Meeting Recording – where presentation activity is recorded on the client-side or server-side for later viewing and/or distribution.

Whiteboard with annotation (allowing the presenter and/or attendees to highlight or mark items on the slide presentation. Or, simply make notes on a blank whiteboard.)

Text Chat – For live question and answer sessions, limited to the people connected to the meeting. Text chat may be public (echoed to all participants) or private (between 2 participants)

Polls and surveys (allows the presenter to conduct questions with multiple choice answers directed to the audience)

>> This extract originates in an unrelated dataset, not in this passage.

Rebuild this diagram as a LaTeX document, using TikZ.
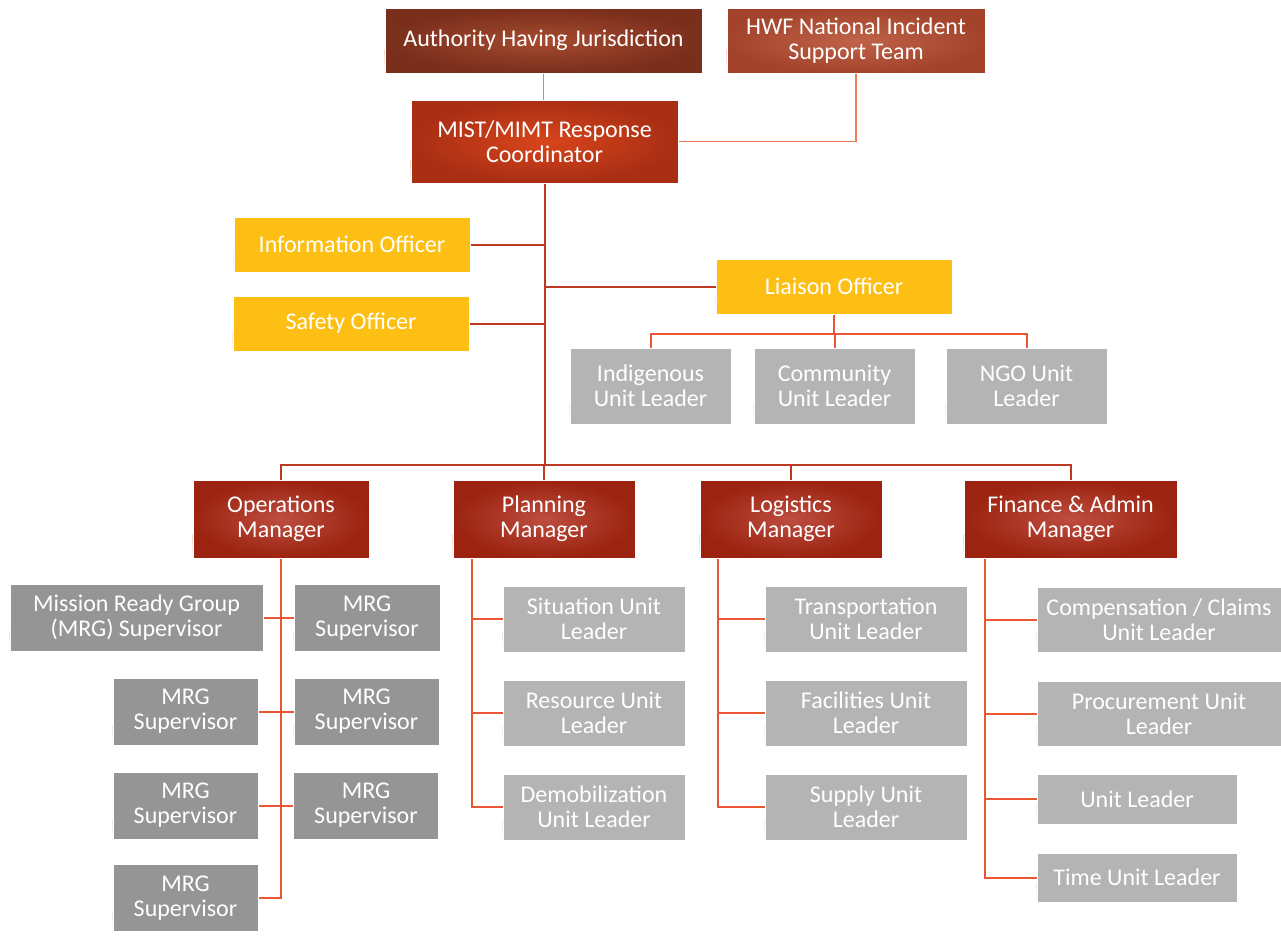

Screen sharing/desktop sharing/application sharing (where participants can view anything the presenter currently has shown on their screen. Some screen sharing applications allow for remote desktop control, allowing participants to manipulate the presenter’s screen, although this is not widely used.)

Standards

Web conferencing technologies are not standardized, which has reduced interoperability and transparency and increased platform dependence, security issues, cost, and market segmentation. In 2003, the IETF established a working group to establish a standard for web conferencing, called “Centralized Conferencing (xcon)”.[6] The planned deliverables of xcon include:

A binary floor control protocol. Binary Floor Control Protocol (BFCP) published as RFC 4582

A mechanism for membership and authorization control

A mechanism to manipulate and describe media “mixing” or “topology” for multiple media types (audio, video, text)

A mechanism for notification of conference-related events/changes (for example a floor change)

Deployment Models

Web conferencing is available with three models: hosting service, software, and appliance.
An appliance, unlike the online hosted solution, is offered as hardware. It is also known as “in-house” or “on-premises” web conferencing. It is used to conduct live meetings, remote training, or presentations via the Internet.